Scaling File Systems

One of the main problems administrators face is storage scalability. When file systems reach a certain threshold of filled capacity, they tend to become fragmented and perform poorly. Those thresholds depend on a number of variables, including the application, the particular file system used, and the configuration of underlying storage.

Virtualization and volume management technologies are used to increase the size of storage address spaces, but unless the file system adjusts to use the increased storage capacity, there is no benefit to be had from scalable storage. Therefore, it is essential to have a way to increase the boundaries of the file system that manages the underlying storage address space.

Copying Files into a New File System on New Storage

One way to increase the size of a file system is to copy its contents to a new, larger storage address space. This is a fairly straightforward approach that has the side benefit of defragmenting file data as it is being written to its new location. Although it might not seem obvious, this process actually creates a new file system that manages the allocation of the new, larger storage address spaces for existing files.

The problem of using this approach is maintaining consistency with updates that occur in the original file system as data is being copied to the new file system. This is done by either quiescing the system so that it does not receive updates or through the use of a data migration facility that includes copy-on-write capabilities. Eventually, all the data is copied to the new file system, and the system can cut over to start using it for all functions.

The cut-over process can be performed manually or be accomplished by products that automate the process. Because manual processes disrupt system and application processes, automated data migration products may be well worth their cost.

File System Expansion

When a file system is created, it establishes an internal structure and reference system to fit the size of the storage address space. Unless special processes are run, there is no way for the file system to know that the storage address space it manages may have been increased. Some file systems include these processes and can expand their boundaries to accommodate increases in the storage address space they currently manage.

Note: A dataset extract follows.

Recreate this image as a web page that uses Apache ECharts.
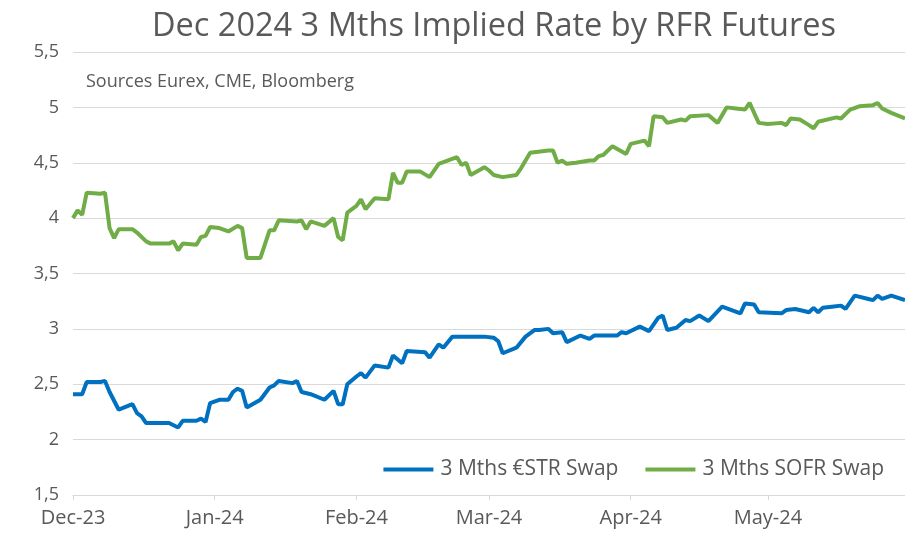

There are two methods: static expansion and dynamic expansion. Static expansion is done when the system is quiesced. The file system is given the new dimensions and may redistribute data over the new, larger storage address space. This redistribution process is a bit like defragmentation, but it is easier to accomplish because there is more free space to work with.

Dynamic expansion is done while the file system is running (it's always a good idea to stop application processing anyway). It appends the new storage address space to the end of the previous address space. File system expansion is a fairly complicated task given the complexity of the reference systems used in file systems and the absolute requirement to maintain data consistency.

The ability to dynamically expand a file system depends on the capabilities of the operating system, the file system, and a volume manager that can clearly identify all the various components that need to be integrated in the process.